What's the problem this logic
Of course $A$ and $B$ implies $Z$! That's not in question. But how do we get from the premisses $A$ and $B$ to the conclusion $Z$?
To avoid distracting clutter for a moment, let's change the example for a bit and consider
$(A')\quad p$
and
$(B')\quad p \to q.$
where $\to$ is some conditional. These evidently imply
$(Z')\quad q.$
But again, how and why? One thing to say is: because we can invoke a principle of inference, a permissive rule that says
(MP) From $C$ and $C \to D$, you can infer $D$.
That inference rule is of course the Modus Ponens rule. And the point of Lewis Carroll's 'What the Tortoise Said to Achilles' is to show us vividly that we can't here replace the rule by a proposition such as
$(C') \quad (p \wedge (p \to q)) \to q.$
to serve as a third premiss. For if we just accept this as a new premiss, we'll just have a list of three premisses, and will still need a permissive rule to allow us to get anywhere from them, e.g. the rule
From $C$ and $C \to D$ and $(C \wedge (C \to D)) \to D$, you can infer $D$.

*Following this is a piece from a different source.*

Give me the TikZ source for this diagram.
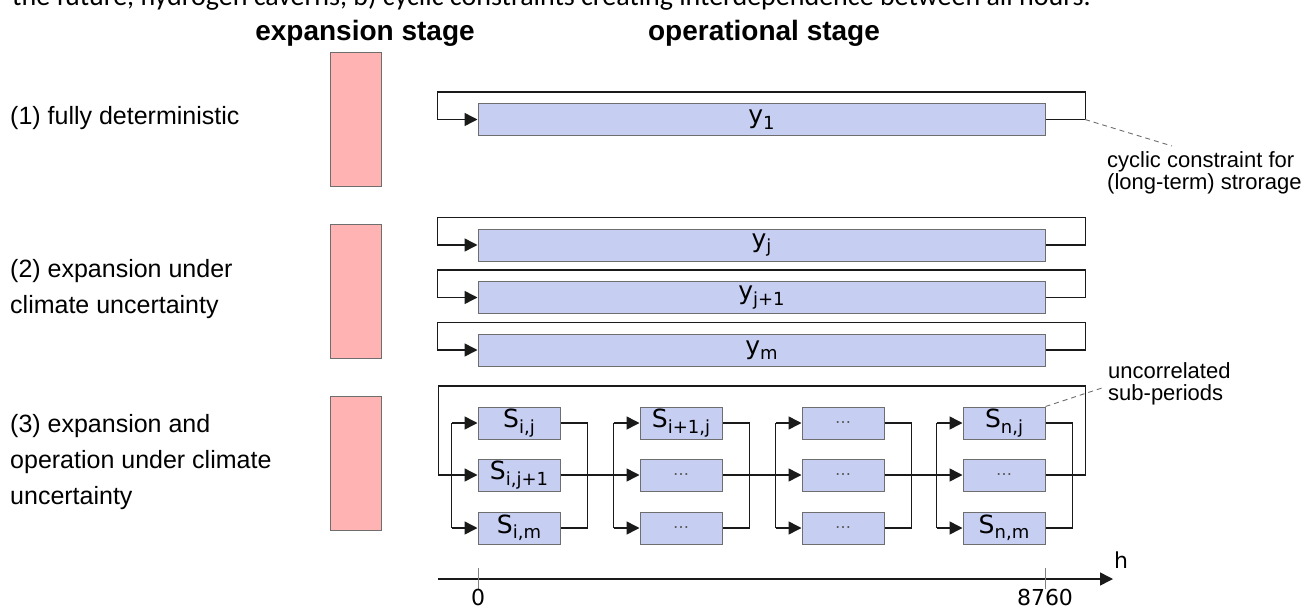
\documentclass[tikz,border=0pt]{standalone}
\usepackage{fontspec}
\setmainfont{Liberation Sans}
\newfontfamily\dejavu{DejaVu Sans}
\newfontfamily\carlito{Carlito}
\usetikzlibrary{arrows.meta,calc}
\definecolor{boxblue}{HTML}{C6CEF2}
\definecolor{boxpink}{HTML}{FFB3B3}
\definecolor{edgegray}{HTML}{6E6E6E}
\definecolor{linedark}{HTML}{1A1A1A}
\newcommand\sbs[1]{\raisebox{-0.22em}{\fontsize{18}{18}\selectfont #1}}
\tikzset{
  bluebox/.style={draw=edgegray, fill=boxblue, line width=1pt, minimum height=32, inner sep=0pt,
    font=\dejavu\fontsize{25}{28}\selectfont},
  sbox/.style={bluebox, minimum width=82},
  longbox/.style={bluebox, minimum width=567},
  pinkbox/.style={draw=edgegray, fill=boxpink, line width=1pt, minimum width=51, minimum height=134, inner sep=0pt},
  conn/.style={draw=linedark, line width=1.5pt},
  arr/.style={conn, -{Triangle[length=13pt,width=13pt]}},
  lbl/.style={anchor=west, align=left, font=\fontsize{25}{36}\selectfont, inner sep=0pt},
  note/.style={anchor=west, align=left, font=\fontsize{22}{22.5}\selectfont, inner sep=0pt},
  ttl/.style={font=\bfseries\fontsize{28}{30}\selectfont, inner sep=0pt},
  dsh/.style={draw=edgegray, dash pattern=on 5pt off 4pt, line width=0.9pt},
  tick/.style={draw=gray, line width=0.8pt},
  ax/.style={font=\dejavu\fontsize{22}{24}\selectfont, inner sep=0pt},
  dots/.style={font=\dejavu\fontsize{16}{16}\selectfont, text=gray!70!black},
  slab/.style={font=\dejavu\fontsize{25}{28}\selectfont}
}
\begin{document}
\begin{tikzpicture}[x=1pt,y=-1pt]
\useasboundingbox (0,0) rectangle (1314,610);
\clip (0,0) rectangle (1314,610);
% cut caption line
\node[anchor=base west, inner sep=0pt, font=\carlito\fontsize{28}{30}\selectfont] (cap) at (12,6)
  {the future, hydrogen caverns, b) cyclic constraints creating interdependence between all hours.};
% titles
\node[ttl] (t1) at (365,33) {expansion stage};
\node[ttl] (t2) at (764,33) {operational stage};
% left labels
\node[lbl] (l1) at (10,118) {(1) fully deterministic};
\node[lbl] (l2) at (10,289) {(2) expansion under\\climate uncertainty};
\node[lbl] (l3) at (10,462) {(3) expansion and\\operation under climate\\uncertainty};
% pink boxes
\node[pinkbox] (p1) at (355.5,119.5) {};
\node[pinkbox] (p2) at (355.5,291.5) {};
\node[pinkbox] (p3) at (355.5,463.5) {};
% long boxes
\node[longbox] (y1) at (761.5,119.5) {y\sbs{1}};
\node[longbox] (yj) at (761.5,245) {y\sbs{j}};
\node[longbox] (yj1) at (761.5,297.5) {y\sbs{j+1}};
\node[longbox] (ym) at (761.5,350) {y\sbs{m}};
\foreach \b in {y1,yj,yj1,ym}{
  \draw[arr] (\b.east) -- ++(40,0) -- ++(0,-27.5) -- ++(-648,0) -- ++(0,27.5) -- (\b.west);
}
% sub-period boxes
\foreach \c/\x in {1/519,2/681,3/843,4/1004}{
  \foreach \r/\y in {1/423,2/475,3/528}{
    \node[sbox] (s\c\r) at (\x,\y) {};
  }
}
\node at (s11) [slab] {S\sbs{i,j}};
\node at (s21) [slab] {S\sbs{i+1,j}};
\node at (s41) [slab] {S\sbs{n,j}};
\node at (s12) [slab] {S\sbs{i,j+1}};
\node at (s13) [slab] {S\sbs{i,m}};
\node at (s43) [slab] {S\sbs{n,m}};
\foreach \n in {s31,s22,s32,s42,s23,s33}{
  \node at (\n) [dots] {\dots};
}
\foreach \c in {1,2,3,4}{
  \draw[conn] ($(s\c1.west)+(-26,0)$) -- ($(s\c3.west)+(-26,0)$);
  \draw[arr] ($(s\c1.west)+(-26,0)$) -- (s\c1.west);
  \draw[arr] ($(s\c3.west)+(-26,0)$) -- (s\c3.west);
  \draw[conn] (s\c1.east) -- ++(27,0) -- ($(s\c3.east)+(27,0)$) -- (s\c3.east);
  \draw[conn] (s\c2.east) -- ++(27,0);
}
\draw[arr] (s12.east) -- (s22.west);
\draw[arr] (s22.east) -- (s32.west);
\draw[arr] (s32.east) -- (s42.west);
\draw[arr] (s42.east) -- ++(40,0) -- ++(0,-89) -- ++(-647,0) -- ++(0,89) -- (s12.west);
% annotations
\coordinate (c1) at (1085,119.5);
\node[note] (n1) at (1107,173) {cyclic constraint for\\(long-term) strorage};
\draw[dsh] (c1) -- (1172,146);
\node[note] (n2) at (1108,384) {uncorrelated\\sub-periods};
\draw[dsh] (s41.north east) -- (1105,387);
% axis
\coordinate (a0) at (438,579);
\coordinate (a1) at (1113,579);
\draw[arr] (a0) -- (a1);
\draw[tick] (478,568) -- (478,589);
\draw[tick] (1045,568) -- (1045,589);
\node[ax] (z0) at (478,597) {0};
\node[ax] (z1) at (1045,597) {8760};
\node[ax, anchor=west] (h) at (1114,560) {h};
\end{tikzpicture}
\end{document}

Can we avoid appeal to that rule by instead accepting the proposition
$(D') \quad[(p \wedge (p \to q) \wedge (p \wedge (p \to q)) \to q] \to q?$
as a new premiss. Of course not. To get to $q$ from $A', B', C', D'$ we'd need to invoke another rule! So we really, really, don't want to start down this regress!

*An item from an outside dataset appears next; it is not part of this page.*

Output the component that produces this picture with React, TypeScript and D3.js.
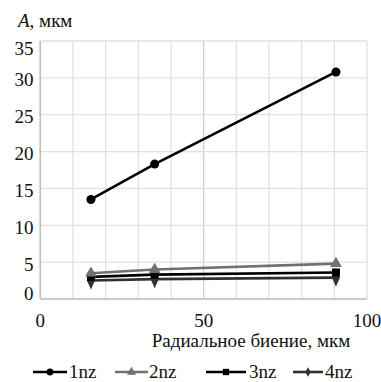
import React from "react";
import * as d3 from "d3";

const xValues = [15.5, 35, 90.5];
const s1nz = [13.5, 18.3, 30.8];
const s2nz = [3.5, 4.0, 4.8];
const s3nz = [3.0, 3.3, 3.6];
const s4nz = [2.5, 2.7, 2.9];
const seriesNames = ["1nz", "2nz", "3nz", "4nz"];
const yTicks = [0, 5, 10, 15, 20, 25, 30, 35];
const xTicks = [0, 50, 100];
const xGrid = [0, 10, 20, 30, 40, 50, 60, 70, 80, 90, 100];

const W = 381, H = 382;
const FONT = "'Liberation Serif', 'Times New Roman', Times, 'DejaVu Serif', serif";

const x = d3.scaleLinear().domain([0, 100]).range([40.3, 367]);
const y = d3.scaleLinear().domain([0, 35]).range([299, 41]);

type Ser = { name: string; values: number[]; color: string; marker: string };
const series: Ser[] = [
  { name: seriesNames[0], values: s1nz, color: "#000", marker: "circle" },
  { name: seriesNames[1], values: s2nz, color: "#707070", marker: "triangle" },
  { name: seriesNames[2], values: s3nz, color: "#000", marker: "square" },
  { name: seriesNames[3], values: s4nz, color: "#303030", marker: "diamond" },
];

const symType: Record<string, d3.SymbolType> = {
  circle: d3.symbolCircle,
  triangle: d3.symbolTriangle,
  square: d3.symbolSquare,
  diamond: d3.symbolDiamond,
};
const symSize: Record<string, number> = { circle: 64, triangle: 60, square: 64, diamond: 56 };
const legSize: Record<string, number> = { circle: 36, triangle: 36, square: 40, diamond: 26 };

function Marker({ m, cx, cy, color, size, sx = 1, sy = 1 }: any) {
  const p = d3.symbol().type(symType[m]).size(size)() as string;
  return <path d={p} transform={`translate(${cx},${cy}) scale(${sx},${sy})`} fill={color} />;
}

const legendPos = [
  { x1: 33, x2: 67, tx: 69 },
  { x1: 115, x2: 148, tx: 149 },
  { x1: 206, x2: 246, tx: 249 },
  { x1: 293, x2: 323, tx: 325 },
];

const txt = { fontFamily: FONT, fill: "#111" } as const;

export default function App() {
  const line = d3.line<number>().x((_, i) => x(xValues[i])).y((d) => y(d));
  return (
    <svg width={W} height={H} style={{ position: "absolute", left: 0, top: 0, background: "#fff", fontFamily: FONT }}>
      <rect width={W} height={H} fill="#fff" />
      {xGrid.map((v) => (
        <line key={"gx" + v} x1={x(v)} x2={x(v)} y1={y(35)} y2={y(0)} stroke={v === 50 ? "#cfcfcf" : "#e0e0e0"} strokeWidth={1.3} />
      ))}
      {yTicks.map((v) => (
        <line key={"gy" + v} x1={x(0)} x2={x(100)} y1={y(v)} y2={y(v)} stroke="#e0e0e0" strokeWidth={1.3} />
      ))}
      <line x1={x(0)} x2={x(0)} y1={y(35)} y2={y(0)} stroke="#c0c0c0" strokeWidth={1.6} />
      <line x1={x(0)} x2={x(100)} y1={y(0)} y2={y(0)} stroke="#c0c0c0" strokeWidth={1.6} />
      {yTicks.map((v) => (
        <text key={"ty" + v} x={33.5} y={Math.min(294, Math.max(49, y(v) + 2))} dy="0.34em" textAnchor="end" style={txt} fontSize={19}>
          {v}
        </text>
      ))}
      {xTicks.map((v) => (
        <text key={"tx" + v} x={x(v)} y={327} textAnchor="middle" style={txt} fontSize={19}>
          {v}
        </text>
      ))}
      <text x={18} y={27} style={txt} fontSize={19}>
        <tspan fontStyle="italic">A</tspan>, мкм
      </text>
      <text x={251} y={347} textAnchor="middle" style={txt} fontSize={19}>
        Радиальное биение, мкм
      </text>
      {[3, 2, 1, 0].map((k) => {
        const s = series[k];
        return (
          <g key={s.name}>
            <path d={line(s.values) as string} fill="none" stroke={s.color} strokeWidth={2.6} />
            {s.values.map((v, i) => (
              <Marker key={i} m={s.marker} cx={x(xValues[i])} cy={y(v)} color={s.color} size={symSize[s.marker]} sy={s.marker === "diamond" ? 1.3 : 1} />
            ))}
          </g>
        );
      })}
      {series.map((s, k) => {
        const p = legendPos[k];
        return (
          <g key={"lg" + s.name}>
            <line x1={p.x1} x2={p.x2} y1={372} y2={372} stroke={s.color} strokeWidth={2.6} />
            <Marker m={s.marker} cx={(p.x1 + p.x2) / 2} cy={372} color={s.color} size={legSize[s.marker]} />
            <text x={p.tx} y={372} dy="0.34em" style={txt} fontSize={19}>
              {s.name}
            </text>
          </g>
        );
      })}
    </svg>
  );
}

In sum: we can't replace the modus ponens rule by a proposition such as $(C')$. Of course, $(C')$ is true, and the rule and the truth are intimately connected: that's why we might get confused here. But at some point, to get anywhere in a deduction, we need rules of inference like (MP), not just more premisses.
Likewise for Carroll's original example: how do we infer the original $Z$ from $A$ and $B$? We could add further propositional assumptions if we want, but at some point we have to appeal to a rule of inference. That's the moral that is being driven home.
(Of course, the rule/proposition distinction Carroll is driving at is built into every system of baby logic that beginners encounter, so -- looked at one way -- it can seem now that he is fussing about nothing. But looked at another way, this point explains why that fundamental distinction is compulsory.)
There are two levels we can look at this on:
First you can say that the reason why the exchange seems to make sense is that it is based on a formal fallacy, namely the thought that stating that inference rule $(P\to Q), P \vdash Q$ is the same as claiming the formula $((P\to Q)\land P) \to Q$ as an axiom. As Peter Smith explains, the difference between these two things is crucial, at least until you have established (while carefully observing the difference) in which situations it is okay to pass from one to another.
Second, however, one can choose to ignore these formal issues and instead hold the point of the dialogue to be:
T: Yes, the rules of logic say I must now accept Z. But who says I need to follow the rules of logic?
A: Okay, new rule: You have to follow the rules we've already set up.
T: Very well, but who says I have to follow that rule? What if I just deny it?
A: Hmm, okay, new new rule: You also have to follow the rule from before.
T: But then --
A: I see where you're going here. I'll take it all back and just have one new rule, which says: You have to follow all the rules of logic including this one.
T: Still not good enough. If I were obliged to follow your new rule, it would indeed tell me that it itself had to be followed. But as long as I reject the rule, you can't argue that I'm doing anything wrong, because the only rule that says I have to follow it is one I'm not yet convinced applies to me.
In this light, the point is that we cannot establish the necessary validity of the rules of logic simply by stating more rules. No matter how far we go, eventually we follow the rules not because anything forces us to, but because those rules happen to be the rules of the game we choose to play.
Over the centuries, philosophers have produced some interesting attempts to explain why and how people seem to choose to play the same (or at least similar) games most of the time. Lately, cognitive science has begun approaching the problem from a somewhat different angle. Modern mathematics, on the other hand, tries to keep out of that trouble entirely. By and large it concerns itself only with what happens once you have decided, for whatever reason, to play the game at all.
(Note, however, that the boundary between "philosophy" and "mathematics" looked quite different when Carroll wrote from what it does today. The move of logic from being the exclusive province of philosophy to something that is also a branch of mathematics took most of the 19th century to happen).
My guess is, Carroll was poking fun at philosophers of the day. If they can have meta-logic, why not meta-meta-logic and so on? There is, of course, no need for a meta-analysis in this case.
$A$ is equivalent to the principle of the transitivity of equality: For all $x$, $y$ and $z$, if $x=z$ and $y=z$, then $x=y$.
$B$ and $Z$ are just an application of this principle.
$B$ states that we have a triangle, say, $\bigtriangleup PQR$ such that $|PQ|=z$ and $|PR|=z$.
$Z$ states that $|PQ|=|PR|$.
The "for all" construct allows us to make this substitution. Universal specification and detachment (modus ponens) are the only rules of logic that we need to invoke in this case.